▸ Data lines:
════════════════════
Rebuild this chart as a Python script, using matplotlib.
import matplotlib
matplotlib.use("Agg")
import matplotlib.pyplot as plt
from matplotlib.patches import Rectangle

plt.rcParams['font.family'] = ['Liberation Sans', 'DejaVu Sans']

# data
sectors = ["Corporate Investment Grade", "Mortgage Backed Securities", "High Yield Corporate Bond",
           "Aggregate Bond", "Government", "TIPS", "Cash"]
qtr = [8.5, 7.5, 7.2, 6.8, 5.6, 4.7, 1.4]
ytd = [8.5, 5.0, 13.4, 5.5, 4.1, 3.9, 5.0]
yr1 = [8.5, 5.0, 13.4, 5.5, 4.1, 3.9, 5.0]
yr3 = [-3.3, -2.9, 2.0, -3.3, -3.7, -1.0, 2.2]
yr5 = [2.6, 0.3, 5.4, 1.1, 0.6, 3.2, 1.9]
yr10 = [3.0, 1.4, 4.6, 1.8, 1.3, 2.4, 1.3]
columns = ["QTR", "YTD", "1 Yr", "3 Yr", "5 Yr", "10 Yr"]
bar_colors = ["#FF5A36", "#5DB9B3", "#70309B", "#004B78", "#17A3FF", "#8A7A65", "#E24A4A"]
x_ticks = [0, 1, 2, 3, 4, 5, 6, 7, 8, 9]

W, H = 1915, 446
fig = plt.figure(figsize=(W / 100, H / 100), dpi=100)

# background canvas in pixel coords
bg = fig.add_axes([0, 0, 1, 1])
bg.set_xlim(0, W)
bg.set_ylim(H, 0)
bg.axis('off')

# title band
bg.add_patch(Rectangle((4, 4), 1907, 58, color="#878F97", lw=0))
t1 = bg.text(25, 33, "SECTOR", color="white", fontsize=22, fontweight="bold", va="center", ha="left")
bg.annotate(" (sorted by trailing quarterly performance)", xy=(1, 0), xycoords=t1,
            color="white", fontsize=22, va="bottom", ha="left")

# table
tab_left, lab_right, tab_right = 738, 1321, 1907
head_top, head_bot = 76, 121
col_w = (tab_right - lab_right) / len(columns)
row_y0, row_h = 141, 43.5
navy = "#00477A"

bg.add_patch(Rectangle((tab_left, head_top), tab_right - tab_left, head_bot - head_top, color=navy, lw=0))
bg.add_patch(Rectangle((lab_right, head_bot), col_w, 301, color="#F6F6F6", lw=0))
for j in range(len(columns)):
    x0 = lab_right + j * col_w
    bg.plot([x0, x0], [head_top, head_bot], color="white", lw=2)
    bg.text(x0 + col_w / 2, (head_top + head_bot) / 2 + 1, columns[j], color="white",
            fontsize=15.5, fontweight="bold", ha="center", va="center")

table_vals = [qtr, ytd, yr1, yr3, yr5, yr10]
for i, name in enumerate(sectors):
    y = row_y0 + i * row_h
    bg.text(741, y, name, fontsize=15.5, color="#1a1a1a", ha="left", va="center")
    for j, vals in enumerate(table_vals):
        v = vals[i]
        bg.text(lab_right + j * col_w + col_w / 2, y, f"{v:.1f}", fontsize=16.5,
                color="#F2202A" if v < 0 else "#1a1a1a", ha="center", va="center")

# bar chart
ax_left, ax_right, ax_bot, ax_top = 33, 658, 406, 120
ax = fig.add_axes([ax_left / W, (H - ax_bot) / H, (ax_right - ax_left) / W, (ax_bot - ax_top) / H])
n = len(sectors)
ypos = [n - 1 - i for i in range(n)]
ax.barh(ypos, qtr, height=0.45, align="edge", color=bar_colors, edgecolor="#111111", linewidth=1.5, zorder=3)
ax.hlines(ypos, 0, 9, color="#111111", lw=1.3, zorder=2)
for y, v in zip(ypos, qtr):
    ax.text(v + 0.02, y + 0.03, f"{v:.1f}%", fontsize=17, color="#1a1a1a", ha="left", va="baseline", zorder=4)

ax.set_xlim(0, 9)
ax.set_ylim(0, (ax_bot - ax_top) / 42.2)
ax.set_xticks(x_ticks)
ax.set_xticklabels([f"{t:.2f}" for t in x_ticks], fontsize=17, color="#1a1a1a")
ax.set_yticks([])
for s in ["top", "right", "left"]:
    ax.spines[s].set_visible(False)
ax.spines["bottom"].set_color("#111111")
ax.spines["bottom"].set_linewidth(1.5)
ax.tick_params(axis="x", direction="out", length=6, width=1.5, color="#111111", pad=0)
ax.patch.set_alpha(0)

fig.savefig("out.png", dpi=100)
════════════════════
Please write out exactly the lines from the start of the data through the line that contains "plt.rcParams['font.family'] = ['Liberation", both ends included, and nothing else.

▸ Answer below:
Rebuild this chart as a Python script, using matplotlib.
import matplotlib
matplotlib.use("Agg")
import matplotlib.pyplot as plt
from matplotlib.patches import Rectangle

plt.rcParams['font.family'] = ['Liberation Sans', 'DejaVu Sans']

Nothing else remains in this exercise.